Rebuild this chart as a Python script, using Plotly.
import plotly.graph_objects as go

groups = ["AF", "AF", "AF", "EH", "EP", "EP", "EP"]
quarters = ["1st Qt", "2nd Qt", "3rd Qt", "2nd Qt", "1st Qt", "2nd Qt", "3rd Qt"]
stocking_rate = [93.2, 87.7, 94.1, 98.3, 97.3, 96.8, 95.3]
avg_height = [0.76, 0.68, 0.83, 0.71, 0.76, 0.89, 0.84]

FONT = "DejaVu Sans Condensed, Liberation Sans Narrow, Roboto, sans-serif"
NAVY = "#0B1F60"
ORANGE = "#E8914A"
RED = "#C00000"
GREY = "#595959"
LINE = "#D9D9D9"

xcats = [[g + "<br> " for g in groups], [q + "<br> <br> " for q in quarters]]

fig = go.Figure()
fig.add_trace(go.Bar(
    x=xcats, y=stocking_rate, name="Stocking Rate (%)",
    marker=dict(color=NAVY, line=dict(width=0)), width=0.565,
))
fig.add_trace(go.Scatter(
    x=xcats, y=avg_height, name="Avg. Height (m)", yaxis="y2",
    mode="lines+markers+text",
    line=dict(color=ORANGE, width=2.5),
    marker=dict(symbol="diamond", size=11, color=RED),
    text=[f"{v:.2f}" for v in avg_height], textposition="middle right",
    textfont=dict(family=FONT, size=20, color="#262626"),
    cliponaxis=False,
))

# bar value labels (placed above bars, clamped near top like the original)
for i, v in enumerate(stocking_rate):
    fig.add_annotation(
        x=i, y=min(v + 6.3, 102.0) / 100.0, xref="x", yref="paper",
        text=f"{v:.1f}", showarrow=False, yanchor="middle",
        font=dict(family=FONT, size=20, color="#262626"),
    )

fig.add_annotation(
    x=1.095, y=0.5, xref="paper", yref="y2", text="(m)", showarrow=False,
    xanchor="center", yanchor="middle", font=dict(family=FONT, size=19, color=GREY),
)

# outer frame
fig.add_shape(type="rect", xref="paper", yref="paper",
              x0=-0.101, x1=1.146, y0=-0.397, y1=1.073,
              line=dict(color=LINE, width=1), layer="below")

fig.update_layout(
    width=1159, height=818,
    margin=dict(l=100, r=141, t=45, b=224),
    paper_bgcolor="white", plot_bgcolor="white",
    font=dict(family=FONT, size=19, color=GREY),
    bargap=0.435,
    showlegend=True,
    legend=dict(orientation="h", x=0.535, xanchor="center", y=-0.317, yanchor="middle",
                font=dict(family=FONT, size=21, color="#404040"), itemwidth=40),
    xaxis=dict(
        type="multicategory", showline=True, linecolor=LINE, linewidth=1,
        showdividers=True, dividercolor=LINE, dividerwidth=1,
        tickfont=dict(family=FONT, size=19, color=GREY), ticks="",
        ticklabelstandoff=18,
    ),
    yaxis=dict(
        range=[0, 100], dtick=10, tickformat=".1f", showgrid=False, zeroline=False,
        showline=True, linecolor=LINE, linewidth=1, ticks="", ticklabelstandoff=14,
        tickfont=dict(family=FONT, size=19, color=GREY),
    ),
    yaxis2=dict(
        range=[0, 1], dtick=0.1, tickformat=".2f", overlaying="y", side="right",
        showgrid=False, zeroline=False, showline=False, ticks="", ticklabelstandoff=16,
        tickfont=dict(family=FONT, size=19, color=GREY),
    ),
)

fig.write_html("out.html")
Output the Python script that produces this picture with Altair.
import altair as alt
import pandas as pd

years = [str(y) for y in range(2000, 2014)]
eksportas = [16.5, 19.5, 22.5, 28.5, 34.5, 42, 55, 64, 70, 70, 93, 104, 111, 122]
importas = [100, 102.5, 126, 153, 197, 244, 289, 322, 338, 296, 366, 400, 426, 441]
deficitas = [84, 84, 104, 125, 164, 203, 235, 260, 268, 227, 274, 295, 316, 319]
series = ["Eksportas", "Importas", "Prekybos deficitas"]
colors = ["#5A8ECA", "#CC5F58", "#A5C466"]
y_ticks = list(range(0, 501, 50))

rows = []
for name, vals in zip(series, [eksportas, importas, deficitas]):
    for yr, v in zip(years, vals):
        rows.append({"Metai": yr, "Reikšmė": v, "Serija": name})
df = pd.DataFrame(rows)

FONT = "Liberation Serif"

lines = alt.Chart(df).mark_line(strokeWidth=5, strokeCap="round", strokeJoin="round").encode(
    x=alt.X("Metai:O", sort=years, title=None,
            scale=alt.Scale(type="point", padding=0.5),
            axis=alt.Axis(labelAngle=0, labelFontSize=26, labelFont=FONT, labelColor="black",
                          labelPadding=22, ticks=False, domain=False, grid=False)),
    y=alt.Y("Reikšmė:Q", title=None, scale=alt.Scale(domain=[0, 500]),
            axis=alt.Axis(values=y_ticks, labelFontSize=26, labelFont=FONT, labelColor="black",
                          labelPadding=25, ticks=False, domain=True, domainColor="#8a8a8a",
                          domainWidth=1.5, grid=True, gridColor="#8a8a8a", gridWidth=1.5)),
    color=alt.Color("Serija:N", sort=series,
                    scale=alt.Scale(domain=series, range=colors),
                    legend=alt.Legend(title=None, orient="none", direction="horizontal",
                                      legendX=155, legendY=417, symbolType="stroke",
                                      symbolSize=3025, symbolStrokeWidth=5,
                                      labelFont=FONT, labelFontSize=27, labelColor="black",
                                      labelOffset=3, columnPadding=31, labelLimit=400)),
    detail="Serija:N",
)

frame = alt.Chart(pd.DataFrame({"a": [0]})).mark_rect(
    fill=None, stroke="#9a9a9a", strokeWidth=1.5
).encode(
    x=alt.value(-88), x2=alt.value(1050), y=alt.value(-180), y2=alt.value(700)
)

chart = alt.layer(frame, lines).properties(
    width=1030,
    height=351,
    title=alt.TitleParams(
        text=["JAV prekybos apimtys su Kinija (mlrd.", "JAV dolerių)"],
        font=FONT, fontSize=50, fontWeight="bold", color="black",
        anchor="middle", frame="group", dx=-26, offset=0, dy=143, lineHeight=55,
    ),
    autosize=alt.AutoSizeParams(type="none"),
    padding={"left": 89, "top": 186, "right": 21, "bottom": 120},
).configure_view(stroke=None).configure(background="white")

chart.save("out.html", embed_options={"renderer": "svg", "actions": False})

**Direction:** Without changing a word, restate the whole listing.

**Solution for this exercise:**
Rebuild this chart as a Python script, using Plotly.
import plotly.graph_objects as go

groups = ["AF", "AF", "AF", "EH", "EP", "EP", "EP"]
quarters = ["1st Qt", "2nd Qt", "3rd Qt", "2nd Qt", "1st Qt", "2nd Qt", "3rd Qt"]
stocking_rate = [93.2, 87.7, 94.1, 98.3, 97.3, 96.8, 95.3]
avg_height = [0.76, 0.68, 0.83, 0.71, 0.76, 0.89, 0.84]

FONT = "DejaVu Sans Condensed, Liberation Sans Narrow, Roboto, sans-serif"
NAVY = "#0B1F60"
ORANGE = "#E8914A"
RED = "#C00000"
GREY = "#595959"
LINE = "#D9D9D9"

xcats = [[g + "<br> " for g in groups], [q + "<br> <br> " for q in quarters]]

fig = go.Figure()
fig.add_trace(go.Bar(
    x=xcats, y=stocking_rate, name="Stocking Rate (%)",
    marker=dict(color=NAVY, line=dict(width=0)), width=0.565,
))
fig.add_trace(go.Scatter(
    x=xcats, y=avg_height, name="Avg. Height (m)", yaxis="y2",
    mode="lines+markers+text",
    line=dict(color=ORANGE, width=2.5),
    marker=dict(symbol="diamond", size=11, color=RED),
    text=[f"{v:.2f}" for v in avg_height], textposition="middle right",
    textfont=dict(family=FONT, size=20, color="#262626"),
    cliponaxis=False,
))

# bar value labels (placed above bars, clamped near top like the original)
for i, v in enumerate(stocking_rate):
    fig.add_annotation(
        x=i, y=min(v + 6.3, 102.0) / 100.0, xref="x", yref="paper",
        text=f"{v:.1f}", showarrow=False, yanchor="middle",
        font=dict(family=FONT, size=20, color="#262626"),
    )

fig.add_annotation(
    x=1.095, y=0.5, xref="paper", yref="y2", text="(m)", showarrow=False,
    xanchor="center", yanchor="middle", font=dict(family=FONT, size=19, color=GREY),
)

# outer frame
fig.add_shape(type="rect", xref="paper", yref="paper",
              x0=-0.101, x1=1.146, y0=-0.397, y1=1.073,
              line=dict(color=LINE, width=1), layer="below")

fig.update_layout(
    width=1159, height=818,
    margin=dict(l=100, r=141, t=45, b=224),
    paper_bgcolor="white", plot_bgcolor="white",
    font=dict(family=FONT, size=19, color=GREY),
    bargap=0.435,
    showlegend=True,
    legend=dict(orientation="h", x=0.535, xanchor="center", y=-0.317, yanchor="middle",
                font=dict(family=FONT, size=21, color="#404040"), itemwidth=40),
    xaxis=dict(
        type="multicategory", showline=True, linecolor=LINE, linewidth=1,
        showdividers=True, dividercolor=LINE, dividerwidth=1,
        tickfont=dict(family=FONT, size=19, color=GREY), ticks="",
        ticklabelstandoff=18,
    ),
    yaxis=dict(
        range=[0, 100], dtick=10, tickformat=".1f", showgrid=False, zeroline=False,
        showline=True, linecolor=LINE, linewidth=1, ticks="", ticklabelstandoff=14,
        tickfont=dict(family=FONT, size=19, color=GREY),
    ),
    yaxis2=dict(
        range=[0, 1], dtick=0.1, tickformat=".2f", overlaying="y", side="right",
        showgrid=False, zeroline=False, showline=False, ticks="", ticklabelstandoff=16,
        tickfont=dict(family=FONT, size=19, color=GREY),
    ),
)

fig.write_html("out.html")
Output the Python script that produces this picture with Altair.
import altair as alt
import pandas as pd

years = [str(y) for y in range(2000, 2014)]
eksportas = [16.5, 19.5, 22.5, 28.5, 34.5, 42, 55, 64, 70, 70, 93, 104, 111, 122]
importas = [100, 102.5, 126, 153, 197, 244, 289, 322, 338, 296, 366, 400, 426, 441]
deficitas = [84, 84, 104, 125, 164, 203, 235, 260, 268, 227, 274, 295, 316, 319]
series = ["Eksportas", "Importas", "Prekybos deficitas"]
colors = ["#5A8ECA", "#CC5F58", "#A5C466"]
y_ticks = list(range(0, 501, 50))

rows = []
for name, vals in zip(series, [eksportas, importas, deficitas]):
    for yr, v in zip(years, vals):
        rows.append({"Metai": yr, "Reikšmė": v, "Serija": name})
df = pd.DataFrame(rows)

FONT = "Liberation Serif"

lines = alt.Chart(df).mark_line(strokeWidth=5, strokeCap="round", strokeJoin="round").encode(
    x=alt.X("Metai:O", sort=years, title=None,
            scale=alt.Scale(type="point", padding=0.5),
            axis=alt.Axis(labelAngle=0, labelFontSize=26, labelFont=FONT, labelColor="black",
                          labelPadding=22, ticks=False, domain=False, grid=False)),
    y=alt.Y("Reikšmė:Q", title=None, scale=alt.Scale(domain=[0, 500]),
            axis=alt.Axis(values=y_ticks, labelFontSize=26, labelFont=FONT, labelColor="black",
                          labelPadding=25, ticks=False, domain=True, domainColor="#8a8a8a",
                          domainWidth=1.5, grid=True, gridColor="#8a8a8a", gridWidth=1.5)),
    color=alt.Color("Serija:N", sort=series,
                    scale=alt.Scale(domain=series, range=colors),
                    legend=alt.Legend(title=None, orient="none", direction="horizontal",
                                      legendX=155, legendY=417, symbolType="stroke",
                                      symbolSize=3025, symbolStrokeWidth=5,
                                      labelFont=FONT, labelFontSize=27, labelColor="black",
                                      labelOffset=3, columnPadding=31, labelLimit=400)),
    detail="Serija:N",
)

frame = alt.Chart(pd.DataFrame({"a": [0]})).mark_rect(
    fill=None, stroke="#9a9a9a", strokeWidth=1.5
).encode(
    x=alt.value(-88), x2=alt.value(1050), y=alt.value(-180), y2=alt.value(700)
)

chart = alt.layer(frame, lines).properties(
    width=1030,
    height=351,
    title=alt.TitleParams(
        text=["JAV prekybos apimtys su Kinija (mlrd.", "JAV dolerių)"],
        font=FONT, fontSize=50, fontWeight="bold", color="black",
        anchor="middle", frame="group", dx=-26, offset=0, dy=143, lineHeight=55,
    ),
    autosize=alt.AutoSizeParams(type="none"),
    padding={"left": 89, "top": 186, "right": 21, "bottom": 120},
).configure_view(stroke=None).configure(background="white")

chart.save("out.html", embed_options={"renderer": "svg", "actions": False})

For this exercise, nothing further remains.